== Source records ==
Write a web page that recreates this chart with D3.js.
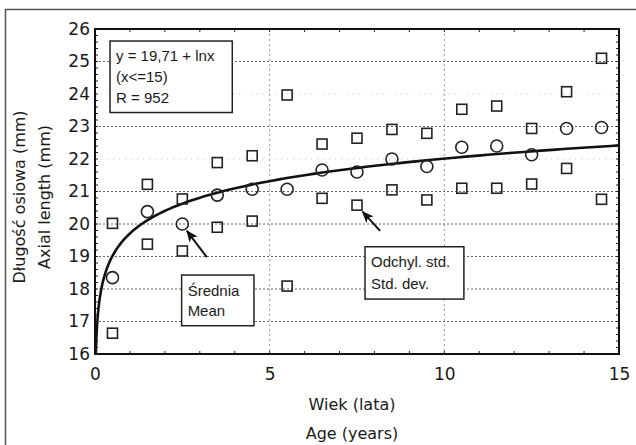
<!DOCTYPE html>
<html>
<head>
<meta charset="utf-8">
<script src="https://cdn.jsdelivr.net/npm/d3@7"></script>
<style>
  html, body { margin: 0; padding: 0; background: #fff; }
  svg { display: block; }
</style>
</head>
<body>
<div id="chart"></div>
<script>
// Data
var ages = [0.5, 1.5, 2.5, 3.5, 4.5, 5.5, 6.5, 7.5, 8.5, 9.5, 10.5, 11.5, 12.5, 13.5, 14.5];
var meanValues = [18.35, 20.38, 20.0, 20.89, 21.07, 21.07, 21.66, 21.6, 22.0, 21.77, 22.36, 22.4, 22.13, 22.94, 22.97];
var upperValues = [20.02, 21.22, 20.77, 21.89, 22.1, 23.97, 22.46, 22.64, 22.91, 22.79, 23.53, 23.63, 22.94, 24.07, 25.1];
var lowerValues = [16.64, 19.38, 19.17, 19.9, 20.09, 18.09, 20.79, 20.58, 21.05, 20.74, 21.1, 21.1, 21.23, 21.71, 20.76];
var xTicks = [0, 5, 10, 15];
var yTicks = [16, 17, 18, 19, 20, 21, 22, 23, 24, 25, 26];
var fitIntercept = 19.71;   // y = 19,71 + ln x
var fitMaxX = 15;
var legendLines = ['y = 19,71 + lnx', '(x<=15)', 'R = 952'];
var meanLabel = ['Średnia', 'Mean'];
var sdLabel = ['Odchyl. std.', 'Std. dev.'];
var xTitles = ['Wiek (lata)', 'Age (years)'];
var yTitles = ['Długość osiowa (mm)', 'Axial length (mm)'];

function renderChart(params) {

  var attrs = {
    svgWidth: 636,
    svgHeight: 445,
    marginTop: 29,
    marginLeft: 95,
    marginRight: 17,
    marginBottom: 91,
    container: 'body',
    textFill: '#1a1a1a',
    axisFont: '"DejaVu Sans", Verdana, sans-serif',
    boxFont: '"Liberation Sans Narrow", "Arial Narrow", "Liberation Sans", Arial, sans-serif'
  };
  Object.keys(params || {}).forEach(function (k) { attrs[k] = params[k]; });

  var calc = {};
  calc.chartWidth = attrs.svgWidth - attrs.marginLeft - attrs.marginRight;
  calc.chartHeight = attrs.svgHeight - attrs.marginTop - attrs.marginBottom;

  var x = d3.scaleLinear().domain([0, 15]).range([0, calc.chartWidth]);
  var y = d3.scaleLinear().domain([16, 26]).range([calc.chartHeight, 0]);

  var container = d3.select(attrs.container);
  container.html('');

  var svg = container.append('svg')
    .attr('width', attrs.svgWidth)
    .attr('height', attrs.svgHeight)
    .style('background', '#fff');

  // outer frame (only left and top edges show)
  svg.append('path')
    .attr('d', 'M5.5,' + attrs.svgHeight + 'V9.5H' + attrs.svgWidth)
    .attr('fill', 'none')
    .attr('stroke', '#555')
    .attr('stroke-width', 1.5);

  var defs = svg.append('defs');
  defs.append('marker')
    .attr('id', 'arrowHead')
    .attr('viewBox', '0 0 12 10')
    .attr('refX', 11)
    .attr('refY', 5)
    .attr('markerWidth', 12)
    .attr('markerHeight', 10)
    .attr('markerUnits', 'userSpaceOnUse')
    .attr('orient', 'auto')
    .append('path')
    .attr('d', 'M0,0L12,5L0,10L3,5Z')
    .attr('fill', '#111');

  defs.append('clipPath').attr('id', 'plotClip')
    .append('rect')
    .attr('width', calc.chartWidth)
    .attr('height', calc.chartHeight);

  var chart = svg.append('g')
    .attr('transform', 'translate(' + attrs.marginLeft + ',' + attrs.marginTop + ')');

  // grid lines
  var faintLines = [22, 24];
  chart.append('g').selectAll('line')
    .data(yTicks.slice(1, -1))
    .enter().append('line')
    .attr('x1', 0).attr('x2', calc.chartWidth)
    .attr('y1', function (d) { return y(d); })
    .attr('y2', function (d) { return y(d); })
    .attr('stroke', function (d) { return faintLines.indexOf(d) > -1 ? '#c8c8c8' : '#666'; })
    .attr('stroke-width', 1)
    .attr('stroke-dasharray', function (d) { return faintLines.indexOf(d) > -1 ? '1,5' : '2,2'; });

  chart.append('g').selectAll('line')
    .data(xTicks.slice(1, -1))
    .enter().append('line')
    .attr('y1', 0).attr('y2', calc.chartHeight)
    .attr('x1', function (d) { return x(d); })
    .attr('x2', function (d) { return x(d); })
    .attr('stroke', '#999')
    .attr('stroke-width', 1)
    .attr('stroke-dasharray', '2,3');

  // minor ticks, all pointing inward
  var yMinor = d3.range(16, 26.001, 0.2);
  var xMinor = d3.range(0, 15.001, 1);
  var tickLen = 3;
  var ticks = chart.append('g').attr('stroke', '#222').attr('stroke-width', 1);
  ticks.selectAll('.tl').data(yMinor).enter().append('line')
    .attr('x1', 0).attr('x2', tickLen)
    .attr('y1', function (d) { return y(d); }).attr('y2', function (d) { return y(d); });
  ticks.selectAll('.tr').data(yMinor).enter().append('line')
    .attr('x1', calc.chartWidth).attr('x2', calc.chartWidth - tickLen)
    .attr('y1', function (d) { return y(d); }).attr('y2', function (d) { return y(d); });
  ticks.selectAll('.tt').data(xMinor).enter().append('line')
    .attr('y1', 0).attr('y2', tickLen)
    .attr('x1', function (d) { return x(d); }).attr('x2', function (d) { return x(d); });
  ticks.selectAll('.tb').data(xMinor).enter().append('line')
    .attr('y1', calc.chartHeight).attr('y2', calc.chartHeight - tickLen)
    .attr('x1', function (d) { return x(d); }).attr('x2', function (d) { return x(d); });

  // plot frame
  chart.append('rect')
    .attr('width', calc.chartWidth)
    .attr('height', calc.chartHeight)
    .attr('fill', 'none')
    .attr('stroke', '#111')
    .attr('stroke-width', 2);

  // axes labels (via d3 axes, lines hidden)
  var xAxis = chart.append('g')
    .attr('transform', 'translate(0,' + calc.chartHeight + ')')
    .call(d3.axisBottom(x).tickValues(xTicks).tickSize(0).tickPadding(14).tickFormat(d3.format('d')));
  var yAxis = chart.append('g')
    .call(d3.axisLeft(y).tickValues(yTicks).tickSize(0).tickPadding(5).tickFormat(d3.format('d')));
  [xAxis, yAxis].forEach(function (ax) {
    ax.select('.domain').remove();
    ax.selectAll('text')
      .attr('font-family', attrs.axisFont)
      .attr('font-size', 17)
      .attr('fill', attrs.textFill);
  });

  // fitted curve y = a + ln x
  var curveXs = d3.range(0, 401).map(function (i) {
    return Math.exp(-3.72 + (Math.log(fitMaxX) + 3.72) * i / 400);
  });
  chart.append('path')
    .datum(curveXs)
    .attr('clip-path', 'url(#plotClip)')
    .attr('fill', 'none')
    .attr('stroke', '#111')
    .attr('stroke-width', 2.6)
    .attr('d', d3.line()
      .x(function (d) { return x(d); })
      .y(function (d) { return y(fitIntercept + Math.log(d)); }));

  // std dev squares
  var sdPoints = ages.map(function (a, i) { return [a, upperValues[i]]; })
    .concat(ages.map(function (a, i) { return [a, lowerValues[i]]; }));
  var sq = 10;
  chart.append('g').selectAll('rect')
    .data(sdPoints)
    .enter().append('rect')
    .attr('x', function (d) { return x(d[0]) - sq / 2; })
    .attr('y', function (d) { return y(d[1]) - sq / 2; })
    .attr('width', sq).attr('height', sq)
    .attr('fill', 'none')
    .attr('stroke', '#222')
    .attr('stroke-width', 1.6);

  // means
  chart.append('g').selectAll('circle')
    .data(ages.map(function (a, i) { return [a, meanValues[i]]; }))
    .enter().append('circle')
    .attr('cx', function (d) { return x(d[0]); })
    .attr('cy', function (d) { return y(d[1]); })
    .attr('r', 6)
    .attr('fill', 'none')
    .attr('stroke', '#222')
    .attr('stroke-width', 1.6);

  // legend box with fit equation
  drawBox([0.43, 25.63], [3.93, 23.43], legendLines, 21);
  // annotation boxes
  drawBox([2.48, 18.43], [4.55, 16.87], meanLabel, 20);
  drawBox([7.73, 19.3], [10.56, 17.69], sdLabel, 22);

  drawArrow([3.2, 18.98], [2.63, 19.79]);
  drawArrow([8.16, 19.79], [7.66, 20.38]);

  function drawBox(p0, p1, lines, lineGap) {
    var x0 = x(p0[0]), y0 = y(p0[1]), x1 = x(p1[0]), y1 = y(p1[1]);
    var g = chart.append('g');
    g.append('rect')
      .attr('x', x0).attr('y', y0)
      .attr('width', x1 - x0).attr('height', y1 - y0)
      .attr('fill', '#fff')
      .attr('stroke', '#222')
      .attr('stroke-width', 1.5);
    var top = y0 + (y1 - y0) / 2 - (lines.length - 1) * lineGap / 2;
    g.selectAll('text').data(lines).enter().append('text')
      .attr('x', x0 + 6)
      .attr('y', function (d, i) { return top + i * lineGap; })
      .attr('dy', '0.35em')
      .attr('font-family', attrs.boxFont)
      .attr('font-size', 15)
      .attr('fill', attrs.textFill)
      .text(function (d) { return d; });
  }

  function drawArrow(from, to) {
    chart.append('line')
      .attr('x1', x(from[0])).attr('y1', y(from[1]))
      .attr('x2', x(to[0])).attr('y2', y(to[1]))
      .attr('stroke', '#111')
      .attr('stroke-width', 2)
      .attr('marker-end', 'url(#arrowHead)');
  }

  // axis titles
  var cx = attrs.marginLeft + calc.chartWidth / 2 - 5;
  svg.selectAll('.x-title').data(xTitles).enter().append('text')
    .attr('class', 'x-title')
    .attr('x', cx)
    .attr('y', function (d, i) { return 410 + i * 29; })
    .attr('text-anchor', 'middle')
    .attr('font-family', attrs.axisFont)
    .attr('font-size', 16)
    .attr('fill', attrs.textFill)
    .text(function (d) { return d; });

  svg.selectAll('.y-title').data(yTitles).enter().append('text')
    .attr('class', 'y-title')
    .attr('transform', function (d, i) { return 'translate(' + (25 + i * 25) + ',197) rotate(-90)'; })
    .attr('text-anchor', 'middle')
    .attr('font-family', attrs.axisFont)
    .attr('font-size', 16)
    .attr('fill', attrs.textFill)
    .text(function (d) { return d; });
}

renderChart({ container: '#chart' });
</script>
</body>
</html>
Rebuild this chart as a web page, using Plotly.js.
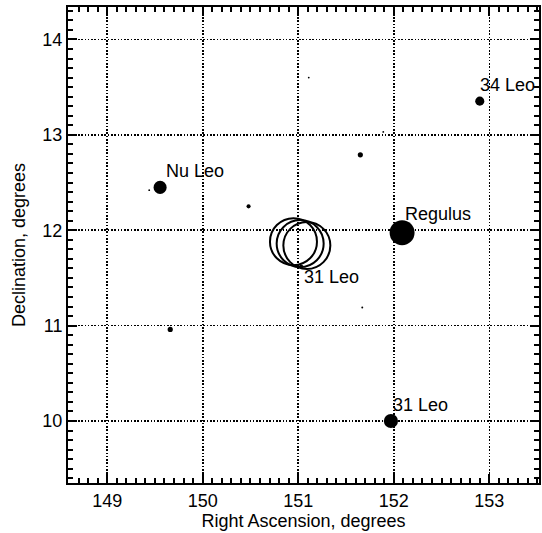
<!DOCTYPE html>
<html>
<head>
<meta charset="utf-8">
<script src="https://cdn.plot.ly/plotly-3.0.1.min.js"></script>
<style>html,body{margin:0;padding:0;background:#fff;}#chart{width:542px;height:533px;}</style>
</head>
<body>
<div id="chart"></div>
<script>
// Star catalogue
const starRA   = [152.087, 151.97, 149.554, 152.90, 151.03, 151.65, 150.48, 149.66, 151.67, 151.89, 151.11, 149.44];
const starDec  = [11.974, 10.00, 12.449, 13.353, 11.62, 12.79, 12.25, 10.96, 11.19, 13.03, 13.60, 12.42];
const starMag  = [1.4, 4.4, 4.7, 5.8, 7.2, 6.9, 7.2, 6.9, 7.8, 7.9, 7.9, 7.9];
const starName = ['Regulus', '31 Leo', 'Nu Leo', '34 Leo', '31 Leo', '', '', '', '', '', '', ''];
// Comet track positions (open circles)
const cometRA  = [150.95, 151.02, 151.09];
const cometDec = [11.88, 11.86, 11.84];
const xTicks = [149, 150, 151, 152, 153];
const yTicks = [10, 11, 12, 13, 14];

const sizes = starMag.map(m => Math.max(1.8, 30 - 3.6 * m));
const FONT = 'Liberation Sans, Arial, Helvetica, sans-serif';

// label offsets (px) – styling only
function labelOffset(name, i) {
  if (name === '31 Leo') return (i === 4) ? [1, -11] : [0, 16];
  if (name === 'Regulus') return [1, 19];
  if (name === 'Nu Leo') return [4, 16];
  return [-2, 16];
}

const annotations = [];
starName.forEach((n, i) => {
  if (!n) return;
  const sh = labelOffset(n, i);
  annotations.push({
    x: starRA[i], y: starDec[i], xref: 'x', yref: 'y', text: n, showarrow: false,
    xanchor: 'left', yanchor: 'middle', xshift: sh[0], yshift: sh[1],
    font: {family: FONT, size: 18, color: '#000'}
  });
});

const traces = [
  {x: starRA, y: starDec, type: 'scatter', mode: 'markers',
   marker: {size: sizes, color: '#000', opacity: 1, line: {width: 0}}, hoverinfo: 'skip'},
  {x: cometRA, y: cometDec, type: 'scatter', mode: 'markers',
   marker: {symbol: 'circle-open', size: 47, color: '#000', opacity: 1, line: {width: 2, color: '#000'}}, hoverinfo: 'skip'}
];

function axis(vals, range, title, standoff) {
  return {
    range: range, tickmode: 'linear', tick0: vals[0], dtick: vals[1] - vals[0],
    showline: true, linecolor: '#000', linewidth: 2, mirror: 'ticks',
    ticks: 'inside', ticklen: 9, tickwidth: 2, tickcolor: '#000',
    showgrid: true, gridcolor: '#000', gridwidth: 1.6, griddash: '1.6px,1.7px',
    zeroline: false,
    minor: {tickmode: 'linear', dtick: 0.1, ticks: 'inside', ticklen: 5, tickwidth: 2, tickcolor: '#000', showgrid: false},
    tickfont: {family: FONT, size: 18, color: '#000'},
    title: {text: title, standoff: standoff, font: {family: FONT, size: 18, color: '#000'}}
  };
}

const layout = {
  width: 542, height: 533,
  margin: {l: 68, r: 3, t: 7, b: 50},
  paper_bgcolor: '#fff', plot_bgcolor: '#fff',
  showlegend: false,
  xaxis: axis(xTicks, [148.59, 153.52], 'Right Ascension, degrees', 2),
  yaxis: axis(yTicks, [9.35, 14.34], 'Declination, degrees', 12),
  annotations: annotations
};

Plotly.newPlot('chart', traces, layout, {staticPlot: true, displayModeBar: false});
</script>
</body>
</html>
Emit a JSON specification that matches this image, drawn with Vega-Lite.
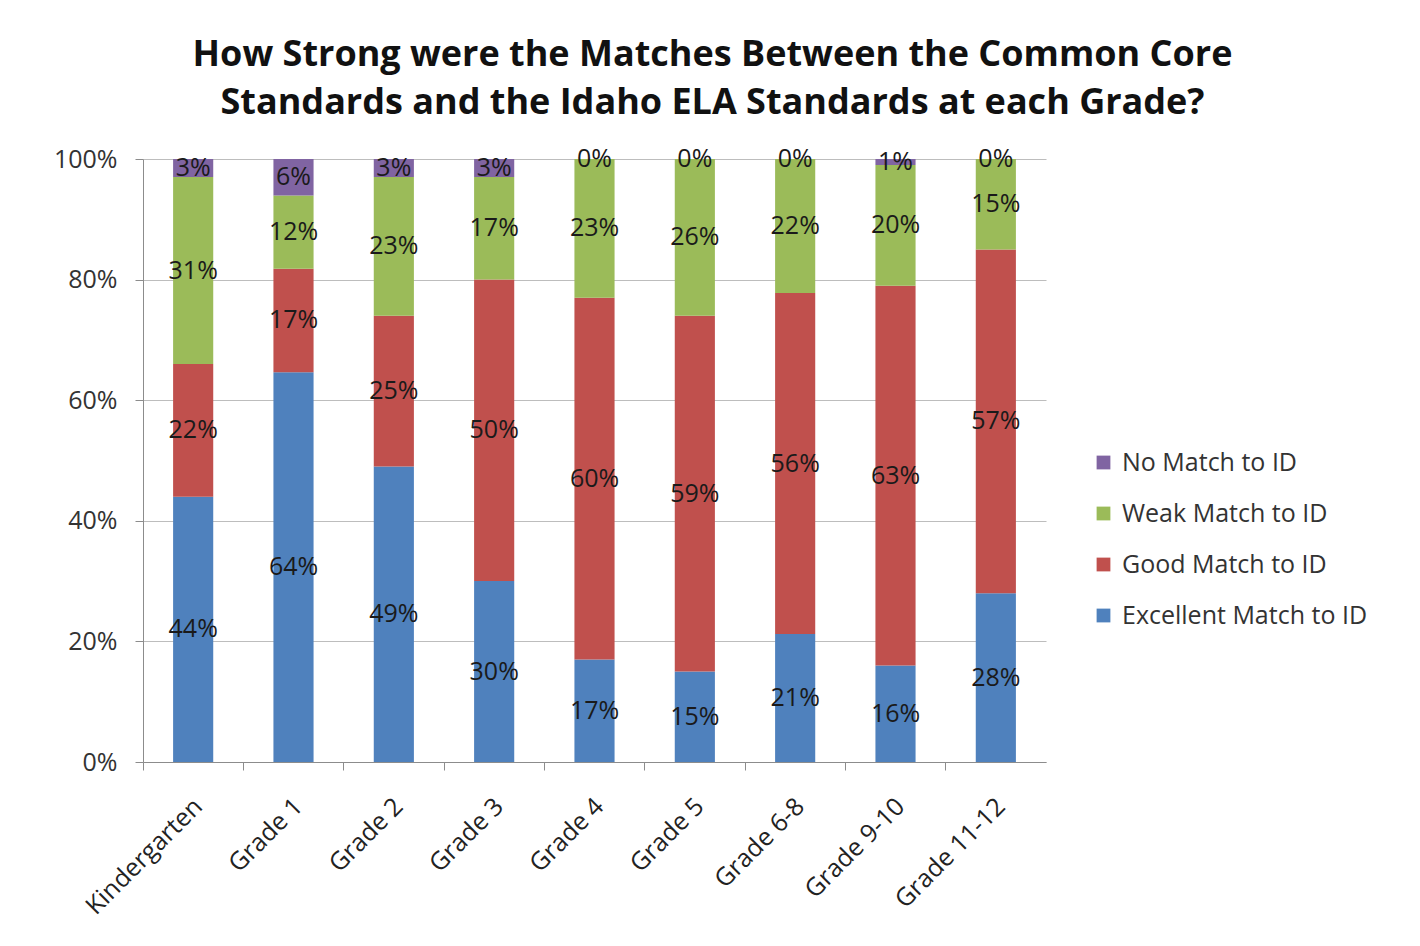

== Direction ==
From the listing above, pick out each line where the word "with" appears.

== The reply ==
Write a web page that recreates this chart with D3.js.
  // legend box with fit equation
Emit a JSON specification that matches this image, drawn with Vega-Lite.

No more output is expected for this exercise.